Statistics from the Customs and Excise Duty Department of the Tanzania Revenue Authority (TRA) show that trade between the two countries dropped by $9.61 million last year. largely due to the drop in fish export earnings.

Last year, the two countries exchanged goods worth $240 million compared to $249.61 million the previous year, with the trade balance in favour of Germany.

Whereas its exports to Tanzania were $142.1 million in 2007, the imports value was $97.9 million compared to $138.7 million exports and $110.91 million imports in 2006 respectively.

Fish has for a long time been Tanzania's major food export to Germany and the EU market.

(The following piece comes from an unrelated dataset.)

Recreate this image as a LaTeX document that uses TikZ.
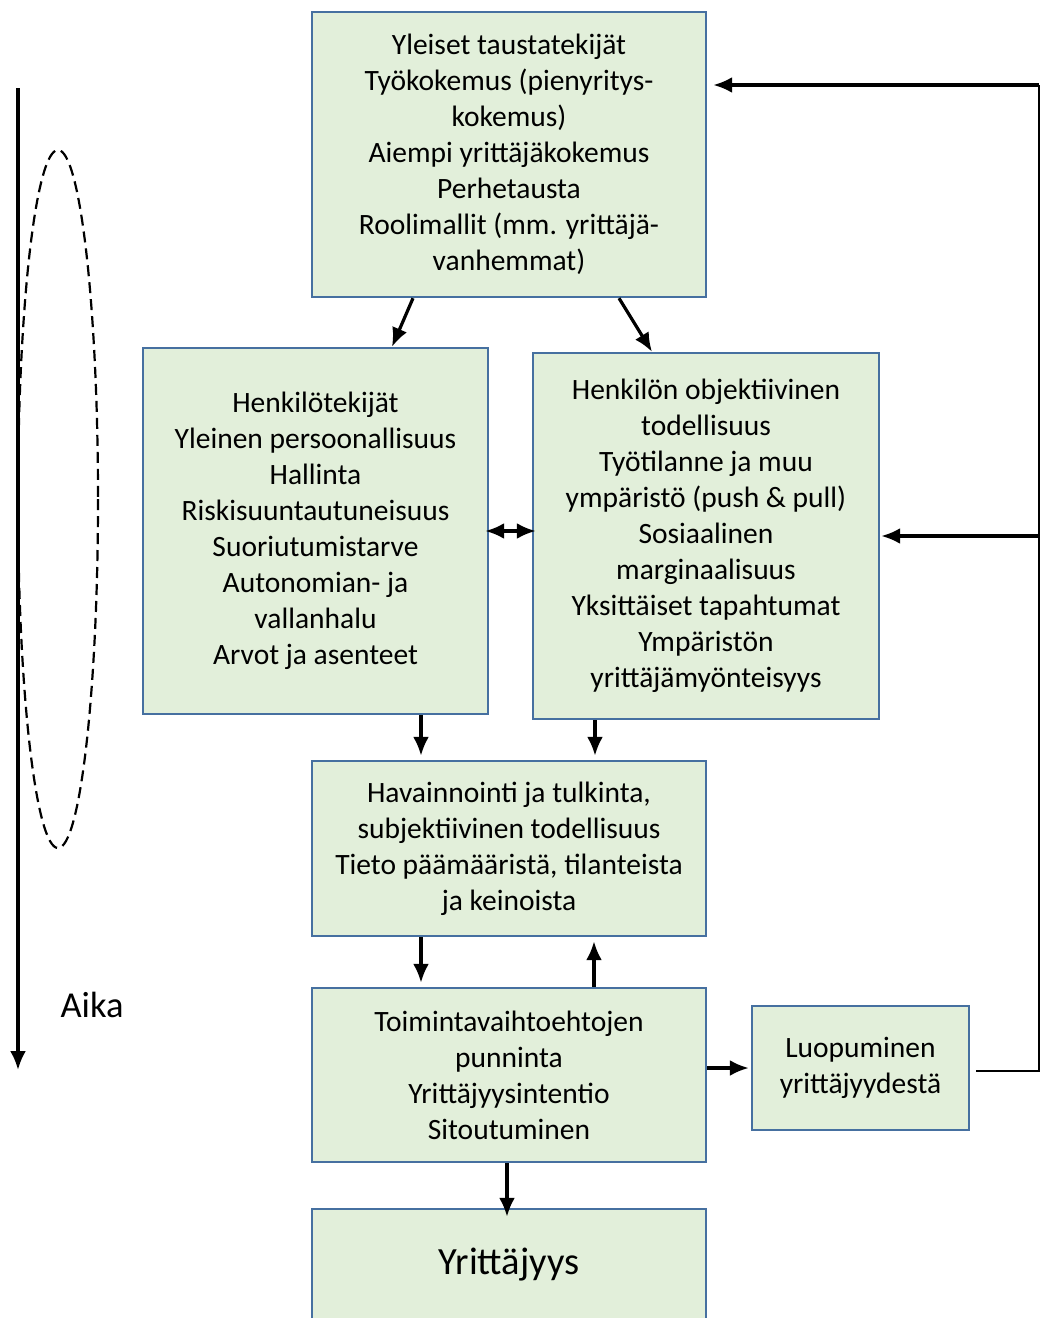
\documentclass[tikz,border=0pt]{standalone}
\usepackage{fontspec}
\setmainfont{Carlito}
\usetikzlibrary{arrows.meta}
\definecolor{boxfill}{RGB}{226,239,218}
\definecolor{boxline}{RGB}{70,112,160}

\begin{document}
\begin{tikzpicture}[x=1pt,y=-1pt,
		box/.style={draw=boxline,fill=boxfill,line width=2.4pt,align=center,inner sep=0pt,
			font=\fontsize{29.5}{36}\selectfont},
		arr/.style={-{Latex[length=19pt,width=16pt]},line width=3.2pt},
		backline/.style={line width=2.2pt}
	]
			\useasboundingbox (0,0) rectangle (1040,1318);
			% boxes
			\node[box,minimum width=394pt,minimum height=285pt] (top) at (509,154.5) {Yleiset taustatekijät\\Työkokemus (pienyritys-\\kokemus)\\Aiempi yrittäjäkokemus\\Perhetausta\\Roolimallit (mm. yrittäjä-\\vanhemmat)};
			\node[box,minimum width=345pt,minimum height=366pt] (pers) at (315.5,531) {Henkilötekijät\\Yleinen persoonallisuus\\Hallinta\\Riskisuuntautuneisuus\\Suoriutumistarve\\Autonomian- ja\\vallanhalu\\Arvot ja asenteet};
			\node[box,minimum width=346pt,minimum height=366pt] (obj) at (706,536) {Henkilön objektiivinen\\todellisuus\\Työtilanne ja muu\\ympäristö (push \& pull)\\Sosiaalinen\\marginaalisuus\\Yksittäiset tapahtumat\\Ympäristön\\yrittäjämyönteisyys};
			\node[box,minimum width=394pt,minimum height=175pt] (perc) at (509,848.5) {Havainnointi ja tulkinta,\\subjektiivinen todellisuus\\Tieto päämääristä, tilanteista\\ja keinoista};
			\node[box,minimum width=394pt,minimum height=174pt] (weigh) at (509,1075) {Toimintavaihtoehtojen\\punninta\\Yrittäjyysintentio\\Sitoutuminen};
			\node[box,minimum width=217pt,minimum height=124pt] (quit) at (860.5,1068) {Luopuminen\\yrittäjyydestä};
			\node[box,minimum width=394pt,minimum height=112pt,font=\fontsize{38.5}{44}\selectfont] (ent) at (509,1265) {Yrittäjyys};
			% time axis
			\coordinate (t0) at (18,88);
			\coordinate (t1) at (18,1070);
			\draw[arr] (t0) -- (t1);
			\draw[line width=2.2pt,dash pattern=on 11pt off 6pt] (58,499) ellipse [x radius=40,y radius=349];
			\node[font=\fontsize{36.5}{42}\selectfont] (aika) at (92,1005) {Aika};
			% arrows between boxes
			\draw[arr] ([xshift=-96pt]top.south) -- ([xshift=76.5pt]pers.north);
			\draw[arr] ([xshift=110pt]top.south) -- ([xshift=-54pt]obj.north);
			\draw[{Latex[length=19pt,width=16pt]}-{Latex[length=19pt,width=16pt]},line width=3.2pt,shorten <=-4pt,shorten >=-4pt] (pers.east) -- (pers.east -| obj.west);
			\draw[arr,shorten >=4pt] ([xshift=-88pt]perc.north |- pers.south) -- ([xshift=-88pt]perc.north);
			\draw[arr,shorten >=4pt] ([xshift=86pt]perc.north |- obj.south) -- ([xshift=86pt]perc.north);
			\draw[arr,shorten >=4pt] ([xshift=-88pt]perc.south) -- ([xshift=-88pt]weigh.north);
			\draw[arr,shorten >=4pt] ([xshift=85pt]weigh.north) -- ([xshift=85pt]perc.south);
			\draw[arr] ([xshift=-2pt]weigh.south) -- ([xshift=-2pt,yshift=-9pt]ent.north);
			\draw[arr,shorten >=2pt] (weigh.east |- quit.west) -- (quit.west);
			% feedback line
			\coordinate (fbtop) at (1039,85);
			\draw[backline] ([xshift=6pt,yshift=-3pt]quit.east) -| (fbtop);
			\draw[arr,shorten >=6pt] (fbtop) -- (fbtop -| top.east);
			\draw[arr,shorten >=1pt] (fbtop |- obj.east) -- (obj.east);
\end{tikzpicture}
\end{document}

In 2005, fish exports to the EU were valued at $156 million, about 36 per cent of the total value of exports to the EU.

A report released by the Vietnamese customs department in November says that competition for the EU market with East Africa has stiffened in recent years. Of course, Vietnam is winning the race.

The Lake Victoria Fish Processors Association also attributes Tanzania's losing out to Vietnam to pricing. One of its members told BusinessWeek that a kilogramme of fish from Tanzania costs about $1 more than that from Vietnam.

Tanzania Investment Centre executive director Emmanuel ole Naiko says that Germany is also among the Top 10 countries with huge investments in Tanzania. Between 1990 and 2007, there were 112 investment projects with German interests in the country valued at $205 million.

Tanzania is also the largest beneficiary of German aid in sub-Saharan Africa, with bilateral development assistance amounting to euro 1.8 billion euros (about Sh3.062 trillion) during the last four decades.